Exercise -
Set down each line from the one containing "What seaborn and" to the one containing "from matplotlib.ticker import", inclusive, exactly as written and with nothing further.

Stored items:
======
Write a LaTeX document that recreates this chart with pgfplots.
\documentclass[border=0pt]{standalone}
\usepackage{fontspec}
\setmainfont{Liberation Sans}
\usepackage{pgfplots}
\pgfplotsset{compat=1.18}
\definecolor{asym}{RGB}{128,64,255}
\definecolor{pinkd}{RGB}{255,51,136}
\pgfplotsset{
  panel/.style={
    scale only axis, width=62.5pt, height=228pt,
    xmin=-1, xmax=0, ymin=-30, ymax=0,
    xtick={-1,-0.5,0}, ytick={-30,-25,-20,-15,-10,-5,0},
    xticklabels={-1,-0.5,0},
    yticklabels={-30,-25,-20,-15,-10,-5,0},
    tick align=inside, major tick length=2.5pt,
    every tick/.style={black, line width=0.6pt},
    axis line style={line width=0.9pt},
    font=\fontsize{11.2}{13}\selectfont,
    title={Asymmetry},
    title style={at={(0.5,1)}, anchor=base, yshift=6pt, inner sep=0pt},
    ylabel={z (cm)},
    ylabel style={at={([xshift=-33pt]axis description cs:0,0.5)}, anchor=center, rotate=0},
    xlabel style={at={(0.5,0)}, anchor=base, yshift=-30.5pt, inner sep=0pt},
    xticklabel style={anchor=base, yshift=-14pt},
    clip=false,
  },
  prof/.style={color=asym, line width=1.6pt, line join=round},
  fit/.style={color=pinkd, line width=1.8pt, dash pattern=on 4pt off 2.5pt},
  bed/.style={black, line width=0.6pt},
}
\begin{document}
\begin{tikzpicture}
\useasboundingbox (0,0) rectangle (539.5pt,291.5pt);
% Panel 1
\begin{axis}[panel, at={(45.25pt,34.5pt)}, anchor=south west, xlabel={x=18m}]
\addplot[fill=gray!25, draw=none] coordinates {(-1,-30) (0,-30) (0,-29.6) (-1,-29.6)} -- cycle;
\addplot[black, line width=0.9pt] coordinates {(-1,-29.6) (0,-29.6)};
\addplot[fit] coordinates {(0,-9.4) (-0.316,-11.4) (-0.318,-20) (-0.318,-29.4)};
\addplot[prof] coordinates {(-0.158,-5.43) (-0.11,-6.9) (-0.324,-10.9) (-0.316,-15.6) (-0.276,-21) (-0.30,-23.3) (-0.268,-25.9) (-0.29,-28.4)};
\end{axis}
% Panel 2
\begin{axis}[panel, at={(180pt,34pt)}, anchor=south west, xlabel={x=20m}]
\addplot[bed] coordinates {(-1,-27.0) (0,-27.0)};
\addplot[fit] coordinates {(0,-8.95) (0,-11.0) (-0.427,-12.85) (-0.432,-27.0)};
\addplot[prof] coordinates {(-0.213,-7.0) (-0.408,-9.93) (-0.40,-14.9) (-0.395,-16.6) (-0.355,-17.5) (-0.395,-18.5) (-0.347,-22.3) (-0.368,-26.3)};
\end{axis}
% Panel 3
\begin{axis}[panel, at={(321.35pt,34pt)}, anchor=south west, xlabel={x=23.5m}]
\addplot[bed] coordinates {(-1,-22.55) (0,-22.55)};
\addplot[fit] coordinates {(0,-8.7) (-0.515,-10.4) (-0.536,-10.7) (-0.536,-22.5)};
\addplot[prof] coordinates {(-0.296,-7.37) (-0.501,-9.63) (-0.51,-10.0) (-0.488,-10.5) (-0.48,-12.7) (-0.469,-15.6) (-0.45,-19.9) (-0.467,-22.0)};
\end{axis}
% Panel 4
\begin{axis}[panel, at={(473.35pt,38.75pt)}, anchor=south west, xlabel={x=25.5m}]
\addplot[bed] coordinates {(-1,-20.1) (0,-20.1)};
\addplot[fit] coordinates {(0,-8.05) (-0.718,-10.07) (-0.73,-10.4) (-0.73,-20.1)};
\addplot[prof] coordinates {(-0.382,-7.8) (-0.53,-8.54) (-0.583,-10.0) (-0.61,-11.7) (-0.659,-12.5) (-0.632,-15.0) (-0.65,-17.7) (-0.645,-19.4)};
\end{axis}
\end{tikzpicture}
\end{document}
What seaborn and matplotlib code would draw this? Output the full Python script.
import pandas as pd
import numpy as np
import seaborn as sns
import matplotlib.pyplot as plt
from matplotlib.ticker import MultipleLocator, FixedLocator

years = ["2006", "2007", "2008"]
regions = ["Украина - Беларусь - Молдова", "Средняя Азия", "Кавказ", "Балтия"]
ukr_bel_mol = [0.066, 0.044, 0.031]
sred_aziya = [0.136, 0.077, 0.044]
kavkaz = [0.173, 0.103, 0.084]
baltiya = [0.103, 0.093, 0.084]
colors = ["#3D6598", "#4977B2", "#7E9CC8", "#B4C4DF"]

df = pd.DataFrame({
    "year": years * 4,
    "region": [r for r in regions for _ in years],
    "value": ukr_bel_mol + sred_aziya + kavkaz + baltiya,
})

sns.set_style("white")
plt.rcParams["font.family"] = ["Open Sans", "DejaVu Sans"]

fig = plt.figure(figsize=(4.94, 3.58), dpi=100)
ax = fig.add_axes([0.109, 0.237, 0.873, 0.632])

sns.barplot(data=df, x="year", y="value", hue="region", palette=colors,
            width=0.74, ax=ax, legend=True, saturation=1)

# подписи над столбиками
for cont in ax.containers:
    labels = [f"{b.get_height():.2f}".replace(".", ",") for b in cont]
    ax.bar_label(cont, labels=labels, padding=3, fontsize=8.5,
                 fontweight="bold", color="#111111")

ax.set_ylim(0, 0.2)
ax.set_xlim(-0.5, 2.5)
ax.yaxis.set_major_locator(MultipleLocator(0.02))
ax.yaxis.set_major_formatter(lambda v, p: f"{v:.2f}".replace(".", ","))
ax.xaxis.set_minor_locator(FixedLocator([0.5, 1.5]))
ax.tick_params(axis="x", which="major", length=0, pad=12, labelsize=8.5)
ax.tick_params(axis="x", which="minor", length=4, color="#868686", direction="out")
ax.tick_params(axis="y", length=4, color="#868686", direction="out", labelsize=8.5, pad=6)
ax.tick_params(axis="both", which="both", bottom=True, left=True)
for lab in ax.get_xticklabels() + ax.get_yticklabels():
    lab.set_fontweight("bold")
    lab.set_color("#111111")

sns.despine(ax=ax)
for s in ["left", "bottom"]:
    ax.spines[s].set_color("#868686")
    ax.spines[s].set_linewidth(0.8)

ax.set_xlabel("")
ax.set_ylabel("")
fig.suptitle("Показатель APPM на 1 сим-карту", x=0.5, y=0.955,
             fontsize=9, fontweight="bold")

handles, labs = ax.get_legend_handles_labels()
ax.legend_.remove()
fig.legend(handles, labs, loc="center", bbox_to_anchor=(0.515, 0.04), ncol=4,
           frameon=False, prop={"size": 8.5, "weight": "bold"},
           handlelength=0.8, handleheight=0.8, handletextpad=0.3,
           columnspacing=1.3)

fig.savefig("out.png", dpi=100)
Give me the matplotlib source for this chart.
======
Answer for the task -
What seaborn and matplotlib code would draw this? Output the full Python script.
import pandas as pd
import numpy as np
import seaborn as sns
import matplotlib.pyplot as plt
from matplotlib.ticker import MultipleLocator, FixedLocator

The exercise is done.